Luana Sampaio é pesquisadora e diretora de criação audiovisual do O POVO. É doutoranda em Comunicação pela Universidade Federal do Ceará (UFC), com pós-graduação em Artes Criativas na Deakin University, na Austrália. Escreve sobre memória, testemunho, imagem, cinema e história
A história de andar uma casa para frente e duas para trás parece ser o modelo de algumas produções audiovisuais. Se a novela tem em grande parte de sua equipe trabalhadores nordestinos, certamente não são eles que estão em maioria, em cena, representando o... Nordeste.
Nos últimos dias a Rede Globo estreou sua nova novela das 18 horas, “No rancho fundo”. Já quando suas primeiras imagens foram divulgadas uma série de críticas foram feitas à produção. Todas diziam respeito à caracterização do povo nordestino. Comentários como “no nordeste tem pente” ou “falta dois tons de base pra se tornar quase um black face”, foram feitos nas redes sociais.
Um dia antes da estreia da novela, chegou ao catálogo da Netflix o filme "Propriedade", produção pernambucana de Daniel Bandeira, cuja sinopse entrega: “Uma mulher se refugia em um carro blindado para escapar da revolta arquitetada pelos trabalhadores da fazenda da família”.
No caso da novela, poderíamos falar dos atores e atrizes sudestinos que aparecem maltrapilhos, sujos, de semblante sofrido, pele suada, cabelos desgrenhados, roupas em tons terrosos. No filme, podemos falar da construção de um thriller nordestino, ambivalência dos personagens, o incômodo constante que o filme causa. Mas para além de me ater às diferenças estéticas, narrativas e até artísticas, quero falar de como o nordestino come.
“No rancho fundo” os atores performam a fábula da pessoa bronca que fala errado, come errado e que é cheia de mungango. O nordestino da novela come meio sem jeito, segura o talher entortando a mão de forma agoniante e fica com o rosto enfiado na comida.

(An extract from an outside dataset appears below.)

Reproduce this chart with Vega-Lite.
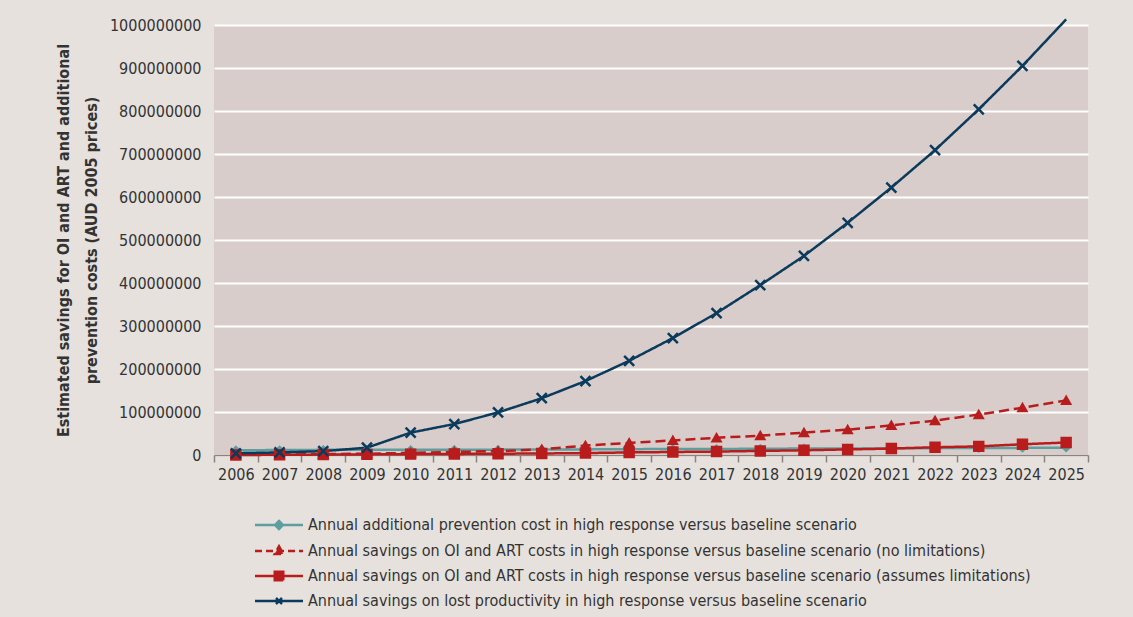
{
  "$schema": "https://vega.github.io/schema/vega-lite/v6.json",
  "width": 874,
  "height": 430,
  "autosize": "none",
  "padding": {"left": 214, "top": 25, "right": 45, "bottom": 162},
  "background": "#e6e1dd",
  "config": {
    "view": {"fill": "#d8cdca", "stroke": null},
    "font": "'DejaVu Sans Condensed', Roboto, sans-serif",
    "axis": {
      "labelFont": "'DejaVu Sans Condensed', Roboto, sans-serif",
      "titleFont": "'DejaVu Sans Condensed', Roboto, sans-serif",
      "labelColor": "#333333",
      "titleColor": "#333333",
      "labelFontSize": 16,
      "domainColor": "#8d827e",
      "tickColor": "#8d827e"
    },
    "legend": {"padding": 0}
  },
  "datasets": {
    "d": [
      {"year": "2006", "series": "A", "value": 11000000},
      {"year": "2007", "series": "A", "value": 11500000},
      {"year": "2008", "series": "A", "value": 12000000},
      {"year": "2009", "series": "A", "value": 12000000},
      {"year": "2010", "series": "A", "value": 12000000},
      {"year": "2011", "series": "A", "value": 12500000},
      {"year": "2012", "series": "A", "value": 12500000},
      {"year": "2013", "series": "A", "value": 13000000},
      {"year": "2014", "series": "A", "value": 13000000},
      {"year": "2015", "series": "A", "value": 13500000},
      {"year": "2016", "series": "A", "value": 14000000},
      {"year": "2017", "series": "A", "value": 14000000},
      {"year": "2018", "series": "A", "value": 14500000},
      {"year": "2019", "series": "A", "value": 15000000},
      {"year": "2020", "series": "A", "value": 15000000},
      {"year": "2021", "series": "A", "value": 15500000},
      {"year": "2022", "series": "A", "value": 16000000},
      {"year": "2023", "series": "A", "value": 16000000},
      {"year": "2024", "series": "A", "value": 16500000},
      {"year": "2025", "series": "A", "value": 17000000},
      {"year": "2006", "series": "B", "value": 500000},
      {"year": "2007", "series": "B", "value": 1000000},
      {"year": "2008", "series": "B", "value": 2000000},
      {"year": "2009", "series": "B", "value": 3000000},
      {"year": "2010", "series": "B", "value": 5000000},
      {"year": "2011", "series": "B", "value": 7000000},
      {"year": "2012", "series": "B", "value": 9000000},
      {"year": "2013", "series": "B", "value": 13000000},
      {"year": "2014", "series": "B", "value": 22000000},
      {"year": "2015", "series": "B", "value": 28000000},
      {"year": "2016", "series": "B", "value": 34000000},
      {"year": "2017", "series": "B", "value": 40000000},
      {"year": "2018", "series": "B", "value": 45000000},
      {"year": "2019", "series": "B", "value": 52000000},
      {"year": "2020", "series": "B", "value": 59000000},
      {"year": "2021", "series": "B", "value": 69000000},
      {"year": "2022", "series": "B", "value": 80000000},
      {"year": "2023", "series": "B", "value": 94000000},
      {"year": "2024", "series": "B", "value": 110000000},
      {"year": "2025", "series": "B", "value": 127000000},
      {"year": "2006", "series": "C", "value": 0},
      {"year": "2007", "series": "C", "value": 500000},
      {"year": "2008", "series": "C", "value": 1000000},
      {"year": "2009", "series": "C", "value": 1500000},
      {"year": "2010", "series": "C", "value": 2000000},
      {"year": "2011", "series": "C", "value": 2500000},
      {"year": "2012", "series": "C", "value": 3000000},
      {"year": "2013", "series": "C", "value": 3500000},
      {"year": "2014", "series": "C", "value": 4500000},
      {"year": "2015", "series": "C", "value": 6000000},
      {"year": "2016", "series": "C", "value": 7000000},
      {"year": "2017", "series": "C", "value": 8000000},
      {"year": "2018", "series": "C", "value": 9500000},
      {"year": "2019", "series": "C", "value": 11000000},
      {"year": "2020", "series": "C", "value": 13000000},
      {"year": "2021", "series": "C", "value": 15000000},
      {"year": "2022", "series": "C", "value": 18000000},
      {"year": "2023", "series": "C", "value": 20000000},
      {"year": "2024", "series": "C", "value": 25000000},
      {"year": "2025", "series": "C", "value": 29000000},
      {"year": "2006", "series": "D", "value": 4000000},
      {"year": "2007", "series": "D", "value": 6000000},
      {"year": "2008", "series": "D", "value": 9000000},
      {"year": "2009", "series": "D", "value": 17000000},
      {"year": "2010", "series": "D", "value": 52000000},
      {"year": "2011", "series": "D", "value": 72000000},
      {"year": "2012", "series": "D", "value": 99000000},
      {"year": "2013", "series": "D", "value": 132000000},
      {"year": "2014", "series": "D", "value": 172000000},
      {"year": "2015", "series": "D", "value": 219000000},
      {"year": "2016", "series": "D", "value": 272000000},
      {"year": "2017", "series": "D", "value": 330000000},
      {"year": "2018", "series": "D", "value": 395000000},
      {"year": "2019", "series": "D", "value": 463000000},
      {"year": "2020", "series": "D", "value": 540000000},
      {"year": "2021", "series": "D", "value": 622000000},
      {"year": "2022", "series": "D", "value": 709000000},
      {"year": "2023", "series": "D", "value": 804000000},
      {"year": "2024", "series": "D", "value": 905000000},
      {"year": "2025", "series": "D", "value": 1013000000}
    ]
  },
  "data": {"name": "d"},
  "transform": [
    {"lookup": "series", "from": {"data": {"values": [
      {"series": "A", "label": "Annual additional prevention cost in high response versus baseline scenario"},
      {"series": "B", "label": "Annual savings on OI and ART costs in high response versus baseline scenario (no limitations)"},
      {"series": "C", "label": "Annual savings on OI and ART costs in high response versus baseline scenario (assumes limitations)"},
      {"series": "D", "label": "Annual savings on lost productivity in high response versus baseline scenario"}
    ]}, "key": "series", "fields": ["label"]}}
  ],
  "encoding": {
    "x": {
      "field": "year", "type": "ordinal",
      "scale": {"type": "band", "paddingInner": 0, "paddingOuter": 0},
      "axis": {"title": null, "labelAngle": 0, "tickBand": "extent", "tickSize": 7, "domainWidth": 1.5, "tickWidth": 1.5, "labelPadding": 4, "grid": false}
    },
    "y": {
      "field": "value", "type": "quantitative",
      "scale": {"domain": [0, 1000000000], "nice": false},
      "axis": {
        "title": ["Estimated savings for OI and ART and additional", "prevention costs (AUD 2005 prices)"],
        "titleFontSize": 16, "titleFontWeight": "bold", "titlePadding": 10, "titleLineHeight": 28,
        "format": "d", "tickCount": 10, "domain": false, "ticks": false, "labelPadding": 13,
        "grid": true, "gridColor": "#ffffff", "gridWidth": 2
      }
    }
  },
  "layer": [
    {
      "mark": {"type": "line", "strokeWidth": 2.5, "clip": false},
      "encoding": {
        "color": {
          "field": "label", "type": "nominal",
          "scale": {
            "domain": [
              "Annual additional prevention cost in high response versus baseline scenario",
              "Annual savings on OI and ART costs in high response versus baseline scenario (no limitations)",
              "Annual savings on OI and ART costs in high response versus baseline scenario (assumes limitations)",
              "Annual savings on lost productivity in high response versus baseline scenario"
            ],
            "range": ["#5e9e9e", "#b81c1c", "#b81c1c", "#0b3b5c"]
          },
          "legend": {
            "title": null, "orient": "none", "legendX": 57, "legendY": 492, "direction": "vertical",
            "symbolSize": 100, "symbolStrokeWidth": 2.5, "labelFontSize": 16, "labelColor": "#333333",
            "labelFont": "'DejaVu Sans Condensed', Roboto, sans-serif", "labelLimit": 1000, "labelOffset": 21, "rowPadding": 7,
            "encode": {
              "symbols": {
                "update": {
                  "shape": {"signal": "datum.index === 0 ? 'M-4.8,0H4.8M0,-0.8L0.8,0L0,0.8L-0.8,0Z' : datum.index === 1 ? 'M-4.8,0H4.8M0,-0.95L0.85,0.6L-0.85,0.6Z' : datum.index === 2 ? 'M-4.8,0H4.8M-0.85,-0.85H0.85V0.85H-0.85Z' : 'M-4.8,0H4.8M-0.6,-0.6L0.6,0.6M0.6,-0.6L-0.6,0.6'"},
                  "fill": {"signal": "scale('color', datum.value)"},
                  "stroke": {"signal": "scale('color', datum.value)"},
                  "strokeDash": {"signal": "datum.index === 1 ? [7, 4] : [1, 0]"},
                  "opacity": {"value": 1}
                }
              }
            }
          }
        },
        "strokeDash": {
          "field": "series", "type": "nominal",
          "scale": {"domain": ["A", "B", "C", "D"], "range": [[1, 0], [10, 5], [1, 0], [1, 0]]},
          "legend": null
        }
      }
    },
    {
      "transform": [{"filter": "datum.value <= 1000000000"}],
      "mark": {"type": "point", "filled": true, "opacity": 1, "strokeWidth": 2.5},
      "encoding": {
        "shape": {
          "field": "series", "type": "nominal",
          "scale": {"domain": ["A", "B", "C", "D"], "range": ["diamond", "triangle-up", "square", "M-1,-1L1,1M1,-1L-1,1"]},
          "legend": null
        },
        "fill": {
          "field": "series", "type": "nominal",
          "scale": {"domain": ["A", "B", "C", "D"], "range": ["#5e9e9e", "#b81c1c", "#b81c1c", "transparent"]},
          "legend": null
        },
        "stroke": {
          "field": "series", "type": "nominal",
          "scale": {"domain": ["A", "B", "C", "D"], "range": ["#5e9e9e", "#b81c1c", "#b81c1c", "#0b3b5c"]},
          "legend": null
        },
        "size": {
          "field": "series", "type": "nominal",
          "scale": {"domain": ["A", "B", "C", "D"], "range": [40, 100, 70, 80]},
          "legend": null
        }
      }
    }
  ]
}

Chegou até ao ponto de, na chamada da novela, o narrador usar da palavra “civilização” como contraponto ao local onde se passa a trama.
(Foto: Frame do primeiro capítulo da novela "No rancho fundo" (2024))Cena da novela "No rancho fundo", dirigida por Allan Fiterman e escrita por Marcos Lazarini, Angélica Lopes, Dino Cantelli e Renata Sofia (2024)
(Foto: Frame do filme "Propriedade".)Cena do filme "Propriedade", de Daniel Bandeira (2022).
(Foto: Frame do filme "Propriedade")Cena do filme "Propriedade", de Daniel Bandeira (2022).
(Foto: Frame do primeiro capítulo da novela "No rancho fundo" (2024))Cena da novela "No rancho fundo", dirigida por Allan Fiterman e escrita por Marcos Lazarini, Angélica Lopes, Dino Cantelli e Renata Sofia (2024)
Ainda que os autores tentem se blindar por entre a licença poética, afirmando que é uma criação livre e que valoriza “os nordestes”, vamos ser sinceros: nos animalizam. Parece que é impossível para quem não tem experiência nordestina conceber que nós simplesmente comemos, e que espetáculos desse tipo servem somente ao gozo dos “civilizados”.
Por isso lembro de "Propriedade", filme que trás a cena de duas mulheres do campo, trabalhadoras, jantando. Tinham sotaque, tinham vestimentas, movimentação corporal, semblantes cansados e toda uma construção de duas, também, personagens nordestinas. Mas elas comem, bebem, conversam angustiadas, e seguem seus caminhos sem, em momento algum, parecerem uma performance caricata de quem realmente são.
Na mesma semana, duas obras distintas se propõem a nos retratar. Com especificidades incomparáveis - é verdade - podemos ainda estabelecer alguns pontos, mas que triste que é ter de dizer para nos mostrarem como gente. E é só o jeito de comer que nos faz gente? Não, mas precisaríamos de outra coluna para conversar sobre isso.